Opponents of the law tried again—and the courts said no (again). The ruling keeps the strongest animal protection law in the world in place.

Proposition 12 has been tested from nearly every angle since voters passed it. What’s emerging is a pattern in how courts are responding—and what that means for the animals it’s meant to protect.
In 2025, Triumph Foods, a major pork producer, filed a federal lawsuit attempting to block Prop 12. The US District Court for the Central District of California dismissed nearly all of the claims, upholding (again) the constitutionality of Prop 12.
Since California voters passed the law in 2018, the meat industry has pushed to weaken or dismantle it through lawsuits, lobbying, and misinformation campaigns. In court, those challenges have been met with repeated rulings that uphold Prop 12 and the protections it provides for millions of animals.
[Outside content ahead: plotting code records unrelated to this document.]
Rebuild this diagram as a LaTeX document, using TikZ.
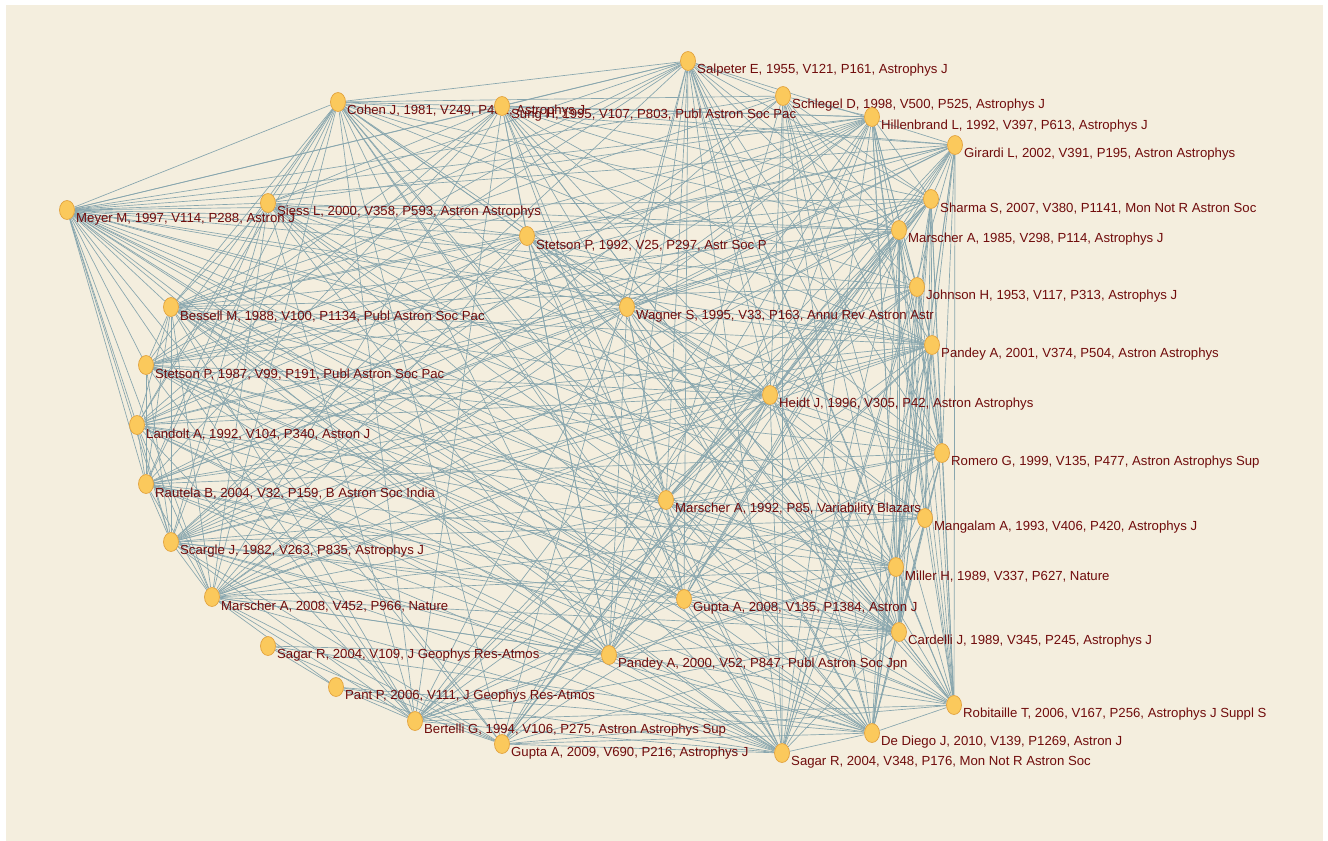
\documentclass[tikz,border=0pt]{standalone}
\usepackage{fontspec}
\newfontfamily\labfont{Liberation Sans}
\usetikzlibrary{shapes.geometric}
\definecolor{paper}{RGB}{244,238,222}
\definecolor{linkc}{RGB}{136,166,174}
\definecolor{dotfill}{RGB}{251,201,92}
\definecolor{dotdraw}{RGB}{226,162,62}
\definecolor{labc}{RGB}{112,12,12}
\pgfdeclarelayer{links}
\pgfsetlayers{links,main}
\newcommand{\citelist}{salp,schl,cohen,sung,hill,gir,meyer,siess,sharma,stetA,marA,john,bess,wag,pandA,stetB,heidt,land,rom,raut,marB,mang,scar,mill,marC,gupA,card,pandB,robi,bert,dieg,gupB,sagB}
\begin{document}
\begin{tikzpicture}[x=0.02cm, y=-0.02cm,
  cite/.style={draw=dotdraw, fill=dotfill, ellipse, inner sep=0pt, minimum width=0.3cm, minimum height=0.38cm, line width=0.4pt},
  lab/.style={text=labc, font=\labfont\fontsize{7.5}{9}\selectfont, inner sep=0pt, anchor=west, xshift=0.02cm, yshift=-0.19cm},
  link/.style={draw=linkc, line width=0.38pt}]

\useasboundingbox (0,0) rectangle (1328,841);

% cited papers
\node[cite, label={[lab]0:{Salpeter E, 1955, V121, P161, Astrophys J}}] (salp) at (688,61) {};
\node[cite, label={[lab]0:{Schlegel D, 1998, V500, P525, Astrophys J}}] (schl) at (783,96) {};
\node[cite, label={[lab]0:{Cohen J, 1981, V249, P481, Astrophys J}}] (cohen) at (338,102) {};
\node[cite, label={[lab]0:{Sung H, 1995, V107, P803, Publ Astron Soc Pac}}] (sung) at (502,106) {};
\node[cite, label={[lab]0:{Hillenbrand L, 1992, V397, P613, Astrophys J}}] (hill) at (872,117) {};
\node[cite, label={[lab]0:{Girardi L, 2002, V391, P195, Astron Astrophys}}] (gir) at (955,145) {};
\node[cite, label={[lab]0:{Meyer M, 1997, V114, P288, Astron J}}] (meyer) at (67,210) {};
\node[cite, label={[lab]0:{Siess L, 2000, V358, P593, Astron Astrophys}}] (siess) at (268,203) {};
\node[cite, label={[lab]0:{Sharma S, 2007, V380, P1141, Mon Not R Astron Soc}}] (sharma) at (931,199) {};
\node[cite, label={[lab]0:{Stetson P, 1992, V25, P297, Astr Soc P}}] (stetA) at (527,236) {};
\node[cite, label={[lab]0:{Marscher A, 1985, V298, P114, Astrophys J}}] (marA) at (899,230) {};
\node[cite, label={[lab]0:{Johnson H, 1953, V117, P313, Astrophys J}}] (john) at (917,287) {};
\node[cite, label={[lab]0:{Bessell M, 1988, V100, P1134, Publ Astron Soc Pac}}] (bess) at (171,307) {};
\node[cite, label={[lab]0:{Wagner S, 1995, V33, P163, Annu Rev Astron Astr}}] (wag) at (627,307) {};
\node[cite, label={[lab]0:{Pandey A, 2001, V374, P504, Astron Astrophys}}] (pandA) at (932,345) {};
\node[cite, label={[lab]0:{Stetson P, 1987, V99, P191, Publ Astron Soc Pac}}] (stetB) at (146,365) {};
\node[cite, label={[lab]0:{Heidt J, 1996, V305, P42, Astron Astrophys}}] (heidt) at (770,395) {};
\node[cite, label={[lab]0:{Landolt A, 1992, V104, P340, Astron J}}] (land) at (137,425) {};
\node[cite, label={[lab]0:{Romero G, 1999, V135, P477, Astron Astrophys Sup}}] (rom) at (942,453) {};
\node[cite, label={[lab]0:{Rautela B, 2004, V32, P159, B Astron Soc India}}] (raut) at (146,484) {};
\node[cite, label={[lab]0:{Marscher A, 1992, P85, Variability Blazars}}] (marB) at (666,500) {};
\node[cite, label={[lab]0:{Mangalam A, 1993, V406, P420, Astrophys J}}] (mang) at (925,518) {};
\node[cite, label={[lab]0:{Scargle J, 1982, V263, P835, Astrophys J}}] (scar) at (171,542) {};
\node[cite, label={[lab]0:{Miller H, 1989, V337, P627, Nature}}] (mill) at (896,567) {};
\node[cite, label={[lab]0:{Marscher A, 2008, V452, P966, Nature}}] (marC) at (212,597) {};
\node[cite, label={[lab]0:{Gupta A, 2008, V135, P1384, Astron J}}] (gupA) at (684,599) {};
\node[cite, label={[lab]0:{Cardelli J, 1989, V345, P245, Astrophys J}}] (card) at (899,632) {};
\node[cite, label={[lab]0:{Sagar R, 2004, V109, J Geophys Res-Atmos}}] (sagA) at (268,646) {};
\node[cite, label={[lab]0:{Pandey A, 2000, V52, P847, Publ Astron Soc Jpn}}] (pandB) at (609,655) {};
\node[cite, label={[lab]0:{Pant P, 2006, V111, J Geophys Res-Atmos}}] (pant) at (336,687) {};
\node[cite, label={[lab]0:{Robitaille T, 2006, V167, P256, Astrophys J Suppl S}}] (robi) at (954,705) {};
\node[cite, label={[lab]0:{Bertelli G, 1994, V106, P275, Astron Astrophys Sup}}] (bert) at (415,721) {};
\node[cite, label={[lab]0:{De Diego J, 2010, V139, P1269, Astron J}}] (dieg) at (872,733) {};
\node[cite, label={[lab]0:{Gupta A, 2009, V690, P216, Astrophys J}}] (gupB) at (502,744) {};
\node[cite, label={[lab]0:{Sagar R, 2004, V348, P176, Mon Not R Astron Soc}}] (sagB) at (782,753) {};

% co-citation links
\begin{pgfonlayer}{links}
\fill[white] (0,0) rectangle (1328,841);
\fill[paper] (6,5) rectangle (1323,841);
\foreach \a [count=\i] in \citelist {
  \foreach \b [count=\j] in \citelist {
    \pgfmathtruncatemacro\keep{mod(\i*\j*7+\i+\j,10)}
    \ifnum\j>\i \ifnum\keep>2 \draw[link] (\a) -- (\b); \fi\fi
  }
}
\foreach \a/\b in {sagA/pant, sagA/gupB, sagA/dieg, sagA/pandB, pant/bert, pant/gupB, pant/sagB, pant/dieg, pant/marC}
  \draw[link] (\a) -- (\b);
\end{pgfonlayer}

\end{tikzpicture}
\end{document}
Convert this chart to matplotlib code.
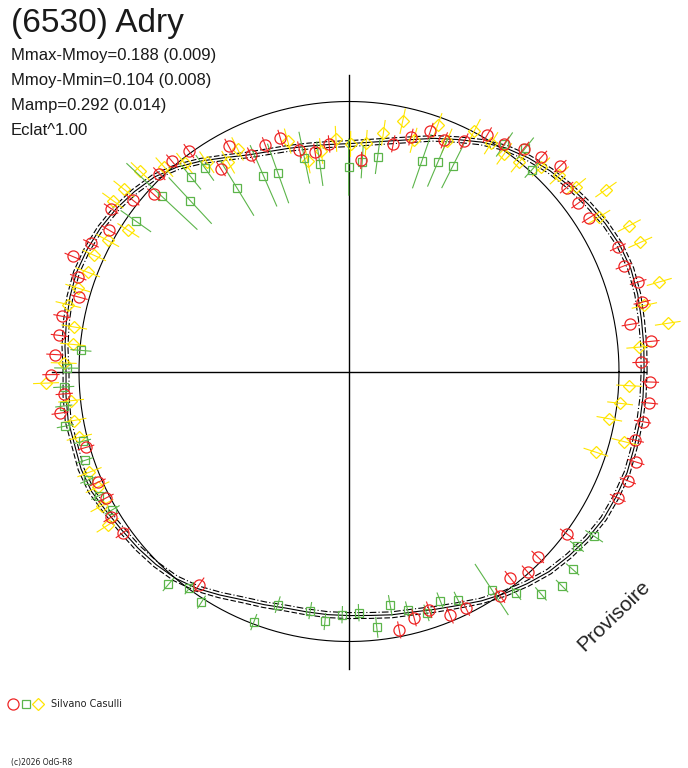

What voters changed for animals
California voters passed Prop 12 with 63% support, making the measure the strongest farm animal protection law in the United States—arguably the world. The initiative bans the use of cruel confinement and the sale of products from animals raised in those conditions.
For animals, that means more space to move, the ability to turn around freely, and relief from some of the most extreme forms of confinement in factory farming.
The measure followed years of advocacy to bring these practices into public view. At The Humane League, we helped lead the effort to secure the initiative's place on the ballot, with volunteers collecting more than 660,000 signatures through a record-breaking texting campaign.
Since then, the law has helped accelerate a broader shift away from inhumane confinement across the United States. It has also been challenged at every level of the federal court system—all the way up to the Supreme Court.
Reopening the case (again)
In 2023, after years of litigation, a separate early legal challenge to Prop 12 reached the US Supreme Court in National Pork Producers Council v. Ross. The meat industry argued that California had overstepped its authority. The US Supreme Court rejected that claim and upheld Prop 12, ruling that states have the authority to pass laws that ban the sale of products on the basis of cruelty.
As Justice Neil Gorsuch wrote in the decision, “In a functioning democracy, policy choices like these usually belong to the people and their elected representatives.”
Mere hours after the US Supreme Court’s decision to uphold Prop 12, the animal ag industry and industry-friendly legislators in Congress announced their intent to respond with a bill that would upend this historic win. Since that May 2023 ruling, THL Changemakers have fought to keep the industry-backed EATS Act from moving through Congress. If passed, federal law would overturn state animal welfare laws like Prop 12.
We’ve been part of the work at every stage—alongside advocates, partner organizations, and volunteers. We’ve also helped defend the law in court and mobilize people to push back against efforts to overturn it.
All of it in service of changing conditions for animals and making those changes last.
What this ruling means for animals
At the simplest level, the law is still doing what voters intended it to do—despite years of pushback, those protections stand.
For animals, that translates into everyday conditions that are less restrictive and less cruel. That can look like having space to stand, turn around, and exist without being confined to the smallest enclosures.
This ruling is worth celebrating—and animals are better because of it.